DATA TO PROCESS:
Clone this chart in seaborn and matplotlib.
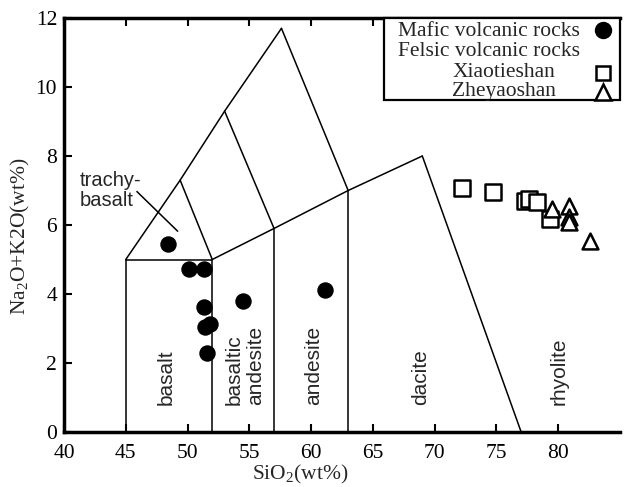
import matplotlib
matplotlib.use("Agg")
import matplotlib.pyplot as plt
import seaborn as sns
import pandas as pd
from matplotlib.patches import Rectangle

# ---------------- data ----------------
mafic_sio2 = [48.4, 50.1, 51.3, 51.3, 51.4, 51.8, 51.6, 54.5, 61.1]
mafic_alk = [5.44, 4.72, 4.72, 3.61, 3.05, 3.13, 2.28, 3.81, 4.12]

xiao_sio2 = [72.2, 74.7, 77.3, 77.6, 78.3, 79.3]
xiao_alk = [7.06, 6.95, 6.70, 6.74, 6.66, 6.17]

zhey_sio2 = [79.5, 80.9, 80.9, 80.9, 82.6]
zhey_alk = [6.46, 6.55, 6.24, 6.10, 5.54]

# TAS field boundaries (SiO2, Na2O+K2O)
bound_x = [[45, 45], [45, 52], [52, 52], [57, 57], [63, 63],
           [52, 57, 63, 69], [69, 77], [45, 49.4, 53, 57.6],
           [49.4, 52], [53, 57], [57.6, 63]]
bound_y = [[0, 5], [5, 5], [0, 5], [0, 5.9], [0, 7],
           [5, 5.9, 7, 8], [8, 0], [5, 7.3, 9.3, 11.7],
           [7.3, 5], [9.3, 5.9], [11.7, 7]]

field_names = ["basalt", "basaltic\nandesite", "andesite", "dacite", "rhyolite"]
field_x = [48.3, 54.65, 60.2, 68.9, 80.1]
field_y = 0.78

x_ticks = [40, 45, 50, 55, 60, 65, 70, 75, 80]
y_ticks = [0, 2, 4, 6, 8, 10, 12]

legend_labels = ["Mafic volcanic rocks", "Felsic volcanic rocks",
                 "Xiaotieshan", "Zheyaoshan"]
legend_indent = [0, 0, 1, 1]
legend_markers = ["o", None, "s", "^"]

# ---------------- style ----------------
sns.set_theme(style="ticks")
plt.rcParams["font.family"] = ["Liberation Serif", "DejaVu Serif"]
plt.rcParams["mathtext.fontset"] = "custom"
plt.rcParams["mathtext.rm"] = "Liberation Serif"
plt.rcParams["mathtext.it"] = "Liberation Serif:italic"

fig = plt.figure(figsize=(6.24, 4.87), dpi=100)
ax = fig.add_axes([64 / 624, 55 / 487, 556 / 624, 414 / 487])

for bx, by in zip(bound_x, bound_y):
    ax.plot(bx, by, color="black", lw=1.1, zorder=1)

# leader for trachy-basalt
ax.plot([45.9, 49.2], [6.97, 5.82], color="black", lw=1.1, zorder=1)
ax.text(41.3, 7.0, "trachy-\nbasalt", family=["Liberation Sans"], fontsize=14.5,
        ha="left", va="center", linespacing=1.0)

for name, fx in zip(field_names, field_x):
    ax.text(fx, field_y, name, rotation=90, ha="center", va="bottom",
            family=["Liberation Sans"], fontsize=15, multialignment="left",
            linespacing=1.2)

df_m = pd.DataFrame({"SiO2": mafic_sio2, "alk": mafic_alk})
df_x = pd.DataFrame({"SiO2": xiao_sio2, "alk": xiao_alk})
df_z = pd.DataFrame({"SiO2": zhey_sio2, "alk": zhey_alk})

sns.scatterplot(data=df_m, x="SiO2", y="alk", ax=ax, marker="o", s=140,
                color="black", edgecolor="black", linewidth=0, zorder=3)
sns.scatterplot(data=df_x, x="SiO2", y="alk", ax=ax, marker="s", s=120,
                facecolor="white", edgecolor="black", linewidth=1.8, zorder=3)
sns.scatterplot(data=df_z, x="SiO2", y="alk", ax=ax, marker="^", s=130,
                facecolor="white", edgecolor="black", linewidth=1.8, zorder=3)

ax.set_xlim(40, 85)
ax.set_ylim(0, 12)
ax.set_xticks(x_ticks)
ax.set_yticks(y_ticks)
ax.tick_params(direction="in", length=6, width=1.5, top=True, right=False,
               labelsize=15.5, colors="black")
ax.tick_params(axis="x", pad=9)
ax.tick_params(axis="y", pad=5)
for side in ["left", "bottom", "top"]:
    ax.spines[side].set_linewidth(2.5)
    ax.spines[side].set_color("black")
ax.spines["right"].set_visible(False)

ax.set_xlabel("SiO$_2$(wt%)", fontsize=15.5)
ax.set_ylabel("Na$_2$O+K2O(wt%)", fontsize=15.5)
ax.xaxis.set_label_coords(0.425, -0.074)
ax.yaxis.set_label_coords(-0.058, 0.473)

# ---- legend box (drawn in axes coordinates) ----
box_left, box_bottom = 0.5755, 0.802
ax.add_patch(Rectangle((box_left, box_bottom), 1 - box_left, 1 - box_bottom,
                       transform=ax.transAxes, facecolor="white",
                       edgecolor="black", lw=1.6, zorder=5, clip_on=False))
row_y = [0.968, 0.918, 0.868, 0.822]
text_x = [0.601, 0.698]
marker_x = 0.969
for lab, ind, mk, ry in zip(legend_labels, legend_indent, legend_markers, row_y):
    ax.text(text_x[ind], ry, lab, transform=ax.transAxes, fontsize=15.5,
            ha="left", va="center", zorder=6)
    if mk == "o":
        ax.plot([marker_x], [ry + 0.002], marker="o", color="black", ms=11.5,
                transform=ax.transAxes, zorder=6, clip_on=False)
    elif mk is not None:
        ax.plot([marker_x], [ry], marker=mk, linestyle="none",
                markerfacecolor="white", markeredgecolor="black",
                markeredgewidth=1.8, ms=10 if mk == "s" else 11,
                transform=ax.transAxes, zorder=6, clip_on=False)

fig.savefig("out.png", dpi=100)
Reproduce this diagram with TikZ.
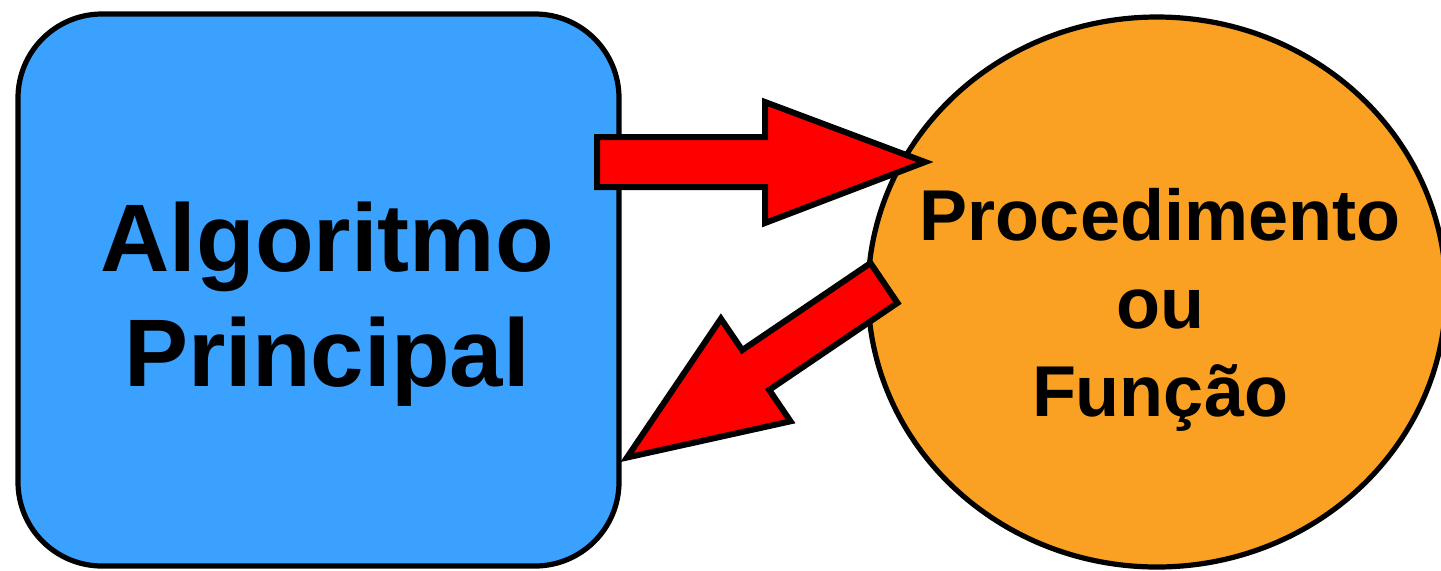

EXERCISE PROMPT: Restate the data above exactly, stripping out each image.

EXERCISE SOLUTION:
Clone this chart in seaborn and matplotlib.
import matplotlib
matplotlib.use("Agg")
import matplotlib.pyplot as plt
import seaborn as sns
import pandas as pd
from matplotlib.patches import Rectangle

# ---------------- data ----------------
mafic_sio2 = [48.4, 50.1, 51.3, 51.3, 51.4, 51.8, 51.6, 54.5, 61.1]
mafic_alk = [5.44, 4.72, 4.72, 3.61, 3.05, 3.13, 2.28, 3.81, 4.12]

xiao_sio2 = [72.2, 74.7, 77.3, 77.6, 78.3, 79.3]
xiao_alk = [7.06, 6.95, 6.70, 6.74, 6.66, 6.17]

zhey_sio2 = [79.5, 80.9, 80.9, 80.9, 82.6]
zhey_alk = [6.46, 6.55, 6.24, 6.10, 5.54]

# TAS field boundaries (SiO2, Na2O+K2O)
bound_x = [[45, 45], [45, 52], [52, 52], [57, 57], [63, 63],
           [52, 57, 63, 69], [69, 77], [45, 49.4, 53, 57.6],
           [49.4, 52], [53, 57], [57.6, 63]]
bound_y = [[0, 5], [5, 5], [0, 5], [0, 5.9], [0, 7],
           [5, 5.9, 7, 8], [8, 0], [5, 7.3, 9.3, 11.7],
           [7.3, 5], [9.3, 5.9], [11.7, 7]]

field_names = ["basalt", "basaltic\nandesite", "andesite", "dacite", "rhyolite"]
field_x = [48.3, 54.65, 60.2, 68.9, 80.1]
field_y = 0.78

x_ticks = [40, 45, 50, 55, 60, 65, 70, 75, 80]
y_ticks = [0, 2, 4, 6, 8, 10, 12]

legend_labels = ["Mafic volcanic rocks", "Felsic volcanic rocks",
                 "Xiaotieshan", "Zheyaoshan"]
legend_indent = [0, 0, 1, 1]
legend_markers = ["o", None, "s", "^"]

# ---------------- style ----------------
sns.set_theme(style="ticks")
plt.rcParams["font.family"] = ["Liberation Serif", "DejaVu Serif"]
plt.rcParams["mathtext.fontset"] = "custom"
plt.rcParams["mathtext.rm"] = "Liberation Serif"
plt.rcParams["mathtext.it"] = "Liberation Serif:italic"

fig = plt.figure(figsize=(6.24, 4.87), dpi=100)
ax = fig.add_axes([64 / 624, 55 / 487, 556 / 624, 414 / 487])

for bx, by in zip(bound_x, bound_y):
    ax.plot(bx, by, color="black", lw=1.1, zorder=1)

# leader for trachy-basalt
ax.plot([45.9, 49.2], [6.97, 5.82], color="black", lw=1.1, zorder=1)
ax.text(41.3, 7.0, "trachy-\nbasalt", family=["Liberation Sans"], fontsize=14.5,
        ha="left", va="center", linespacing=1.0)

for name, fx in zip(field_names, field_x):
    ax.text(fx, field_y, name, rotation=90, ha="center", va="bottom",
            family=["Liberation Sans"], fontsize=15, multialignment="left",
            linespacing=1.2)

df_m = pd.DataFrame({"SiO2": mafic_sio2, "alk": mafic_alk})
df_x = pd.DataFrame({"SiO2": xiao_sio2, "alk": xiao_alk})
df_z = pd.DataFrame({"SiO2": zhey_sio2, "alk": zhey_alk})

sns.scatterplot(data=df_m, x="SiO2", y="alk", ax=ax, marker="o", s=140,
                color="black", edgecolor="black", linewidth=0, zorder=3)
sns.scatterplot(data=df_x, x="SiO2", y="alk", ax=ax, marker="s", s=120,
                facecolor="white", edgecolor="black", linewidth=1.8, zorder=3)
sns.scatterplot(data=df_z, x="SiO2", y="alk", ax=ax, marker="^", s=130,
                facecolor="white", edgecolor="black", linewidth=1.8, zorder=3)

ax.set_xlim(40, 85)
ax.set_ylim(0, 12)
ax.set_xticks(x_ticks)
ax.set_yticks(y_ticks)
ax.tick_params(direction="in", length=6, width=1.5, top=True, right=False,
               labelsize=15.5, colors="black")
ax.tick_params(axis="x", pad=9)
ax.tick_params(axis="y", pad=5)
for side in ["left", "bottom", "top"]:
    ax.spines[side].set_linewidth(2.5)
    ax.spines[side].set_color("black")
ax.spines["right"].set_visible(False)

ax.set_xlabel("SiO$_2$(wt%)", fontsize=15.5)
ax.set_ylabel("Na$_2$O+K2O(wt%)", fontsize=15.5)
ax.xaxis.set_label_coords(0.425, -0.074)
ax.yaxis.set_label_coords(-0.058, 0.473)

# ---- legend box (drawn in axes coordinates) ----
box_left, box_bottom = 0.5755, 0.802
ax.add_patch(Rectangle((box_left, box_bottom), 1 - box_left, 1 - box_bottom,
                       transform=ax.transAxes, facecolor="white",
                       edgecolor="black", lw=1.6, zorder=5, clip_on=False))
row_y = [0.968, 0.918, 0.868, 0.822]
text_x = [0.601, 0.698]
marker_x = 0.969
for lab, ind, mk, ry in zip(legend_labels, legend_indent, legend_markers, row_y):
    ax.text(text_x[ind], ry, lab, transform=ax.transAxes, fontsize=15.5,
            ha="left", va="center", zorder=6)
    if mk == "o":
        ax.plot([marker_x], [ry + 0.002], marker="o", color="black", ms=11.5,
                transform=ax.transAxes, zorder=6, clip_on=False)
    elif mk is not None:
        ax.plot([marker_x], [ry], marker=mk, linestyle="none",
                markerfacecolor="white", markeredgecolor="black",
                markeredgewidth=1.8, ms=10 if mk == "s" else 11,
                transform=ax.transAxes, zorder=6, clip_on=False)

fig.savefig("out.png", dpi=100)
Reproduce this diagram with TikZ.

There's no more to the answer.